Een paar voorlopige conclusies
- Een van de belangrijkste conclusies is dat, om een dergelijk project betaalbaar te houdenn er door de overheid in geïnvesteerd moet worden. Toen we er in 2005 mee startten toonden onze schattingen aan dat de goedkope gronden uit het wijkcontract, gecombineerd met de sociale leningen van het Woningfonds, voldoende moesten zijn om betaalbare woningen te bouwen, zelfs voor mensen die van een OCMW-uitkering leefden. De stijgende kosten van de grondstoffen maakten dat deze schattingen gauw achterhaald waren. Door verschillende subsidies bij mekaar te sprokkelen zal het ons waarschijnlijk toch nog lukken om de woningen betaalbaar te houden, zeker als we er in slagen om het BTW-tarief van 6% te bekomen. Om dit model op grotere schaal toe te passen is dat echter geen haalbare manier van werken. Naast een eerlijk BTW-tarief is dan ook specifieke overheidssteun noodzakelijk. Die steun zou goed besteed zijn. In vergelijking met andere vormen van sociale huisvesting is 190.000€ voor 14 grote appartementen immers niet zo veel geld.

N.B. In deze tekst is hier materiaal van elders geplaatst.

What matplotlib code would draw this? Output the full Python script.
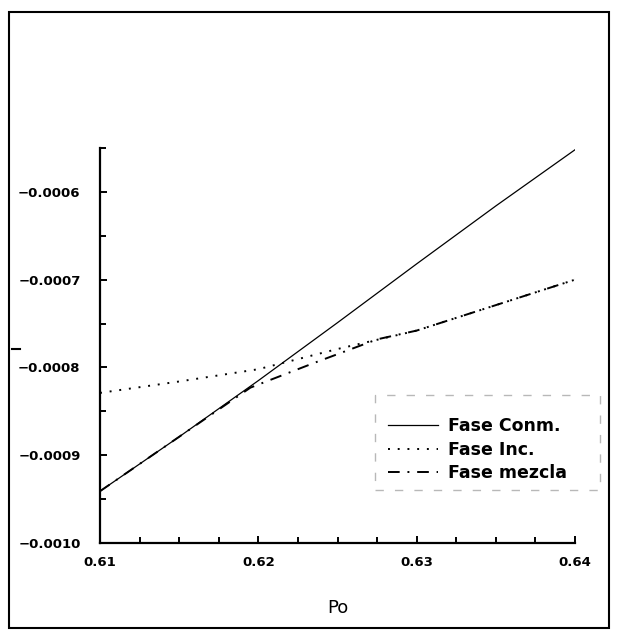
import numpy as np
import matplotlib
matplotlib.use('Agg')
import matplotlib.pyplot as plt
from matplotlib.patches import Rectangle
from matplotlib.lines import Line2D
from matplotlib.ticker import MultipleLocator, FuncFormatter

# values
po_conm = [0.610, 0.615, 0.620, 0.625, 0.630, 0.635, 0.640]
fase_conm = [-0.000941, -0.000879, -0.000815, -0.000749, -0.000682, -0.000616, -0.000552]

po_inc = [0.610, 0.615, 0.620, 0.625, 0.630, 0.635, 0.640]
fase_inc = [-0.000829, -0.000816, -0.000802, -0.000779, -0.000758, -0.000729, -0.000700]

po_mez = [0.610, 0.615, 0.6195, 0.6235, 0.6275, 0.630, 0.635, 0.640]
fase_mez = [-0.000941, -0.000879, -0.000823, -0.000795, -0.000768, -0.000758, -0.000729, -0.000700]

W, H = 621, 630
fig = plt.figure(figsize=(W / 100, H / 100), dpi=100)
ax = fig.add_axes([100 / W, 87 / H, 475 / W, 395 / H])

ax.plot(po_conm, fase_conm, color='black', lw=0.9, ls='-', label='Fase Conm.')
ax.plot(po_inc, fase_inc, color='black', lw=1.4, ls=(0, (1, 4)), label='Fase Inc.')
ax.plot(po_mez, fase_mez, color='black', lw=1.4, ls=(0, (6, 4, 1, 4)), label='Fase mezcla')

ax.set_xlim(0.61, 0.64)
ax.set_ylim(-0.0010, -0.00055)
ax.xaxis.set_major_locator(MultipleLocator(0.01))
ax.xaxis.set_minor_locator(MultipleLocator(0.0025))
ax.yaxis.set_major_locator(MultipleLocator(0.0001))
ax.yaxis.set_minor_locator(MultipleLocator(0.00005))
ax.xaxis.set_major_formatter(FuncFormatter(lambda v, p: '%.2f' % v))
ax.yaxis.set_major_formatter(FuncFormatter(lambda v, p: ('%.4f' % v).replace('-', '\u2212')))

for s in ['top', 'right']:
    ax.spines[s].set_visible(False)
for s in ['left', 'bottom']:
    ax.spines[s].set_linewidth(1.6)

ax.tick_params(which='both', direction='in', width=1.4)
ax.tick_params(which='major', length=5)
ax.tick_params(which='minor', length=4)
ax.tick_params(axis='y', labelsize=9.5, pad=14)
ax.tick_params(axis='x', labelsize=9.5, pad=9)
for lab in ax.get_xticklabels() + ax.get_yticklabels():
    lab.set_fontweight('bold')

ax.set_xlabel('Po', fontsize=13, labelpad=22)

leg = ax.legend(loc='upper left', bbox_to_anchor=(0.606, 0.318), fontsize=12.5,
                handlelength=2.9, handletextpad=0.55, labelspacing=0.3,
                borderpad=0, borderaxespad=0, frameon=False)
for t in leg.get_texts():
    t.set_fontweight('bold')

# faint box round the legend, as in the scan
ax.add_patch(Rectangle((0.579, 0.134), 0.474, 0.241, transform=ax.transAxes,
                       fill=False, edgecolor='#b8b8b8', lw=1.0, ls=(0, (6, 8)),
                       clip_on=False))

# outer frame of the scanned page
fig.patches.append(Rectangle((9 / W, 2 / H), 600 / W, 616 / H, transform=fig.transFigure,
                             fill=False, edgecolor='black', lw=1.5))
fig.lines.append(Line2D([12 / W, 20 / W], [281 / H, 281 / H], transform=fig.transFigure,
                        color='black', lw=1.5))

fig.savefig('out.png', dpi=100)
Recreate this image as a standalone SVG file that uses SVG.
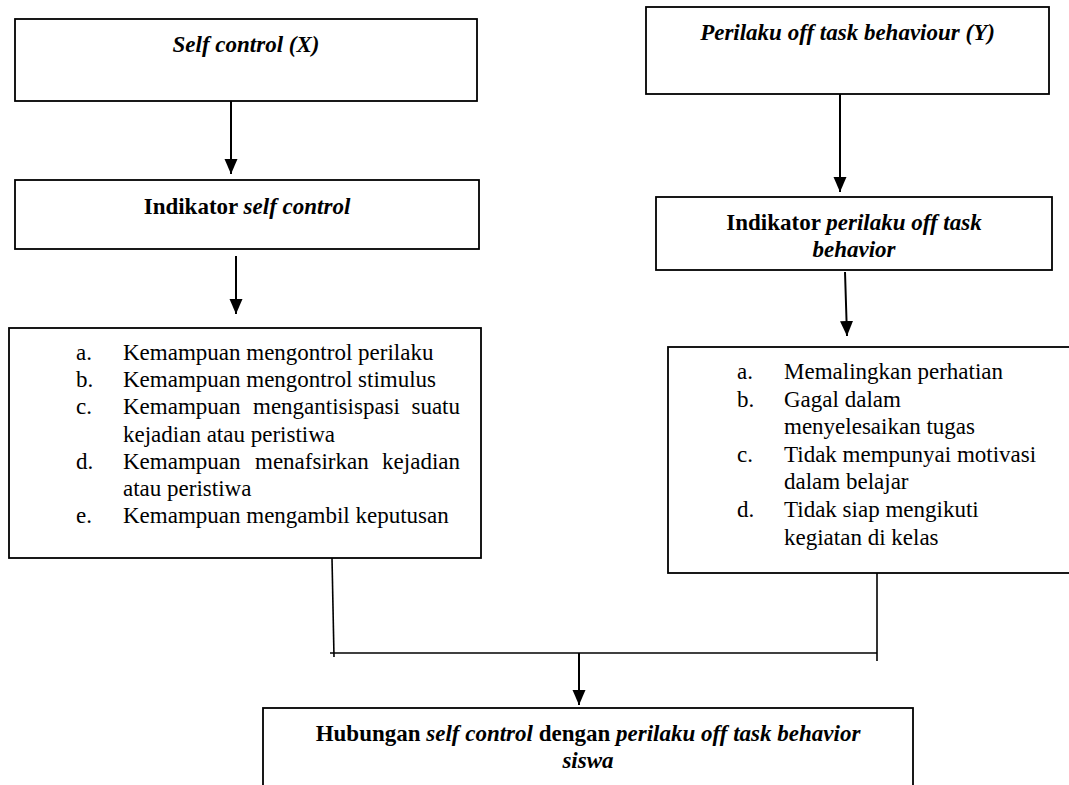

Men zou kunnen argumenteren dat geld voor eigendomsverwerviing weggegooid geld is. Wanneer de eerste eigenaars na twintig jaar hun woning verkopen heeft de overheid er immers geen vat meer op wat er met die woning gebeurd. Er zou moeten worden onderzocht wat het exploiteren van gelijkaardige sociale huurwoningen gedurende twintig jaar kost. Los daarvan lijkt het ons ook de moeite om op zoek te gaan naar nieuwe formules, die de voordelen van eigendomsverwerving en sociale huurwoningen combineren. Het angelsaksiche model van de “community land trust” lijkt heel interessante mogelijkheden te bieden, of misschien kunnen de wooncoöperatieves zoals die tussen de twee wereldoorlogen in ons land het licht zagen eens worden afgestoft. Of misschien kan er een juridisch-technische mouw aan gepast worden, via formules van erfpacht of recht van opstal.
- De participatie van de toekomstige bewoners aan het project is tot nu toe een echte voltreffer gebleken. Zeer vlug hebben de gezinnen van l’Espoir zich het project toegeeigend. Zij zijn een van de drijvende krachten er achter geworden. Het is ook mogelijk gebleken om mensen met een meestal lage scholingsgraad als volwaardige partners in een ingewikkeld project te betrekken. Soms leidde dit tot verrassende keuzes. De uitgesproken keuze voor passiefhuizen bijvoorbeeld, op een moment dat er in heel het Brussels Gewest geen enkele dergelijke woning gebouwd was, is in grote mate gemaakt door l’Espoir.
- De basis van het project was een heel vernieuwende samenwerkingsformule: een publieke partner (het Woningfonds), twee verenigingen (Buurthuis Bonnevie en CIRE) en bewoners besloten samen op zoek te gaan naar een oplossing. Deze ongewone samenwerking heeft ook tot ongewone keuzes geleid, keuzes die in een klassieke setting waarschijnlijk nooit zouden gemaakt zijn. We denken aan de nieuwe aanbestedingsformule en de uitgesproken keuze voor een ekologisch gebouw. Dat dat tot nu toe gelukt is is vooral te danken aan de grote inzet van alle partners, en het vertouwen dat we, ook in spannende momenten, in mekaar zijn blijven stellen. Om projecten als dit te vermenigvuldigen zal echter ook hier moeten gezocht worden naar aangepaste fomules die ook “vanzelf” kunnen functioneren, ook wanneer de verstandhouding eens minder goed is.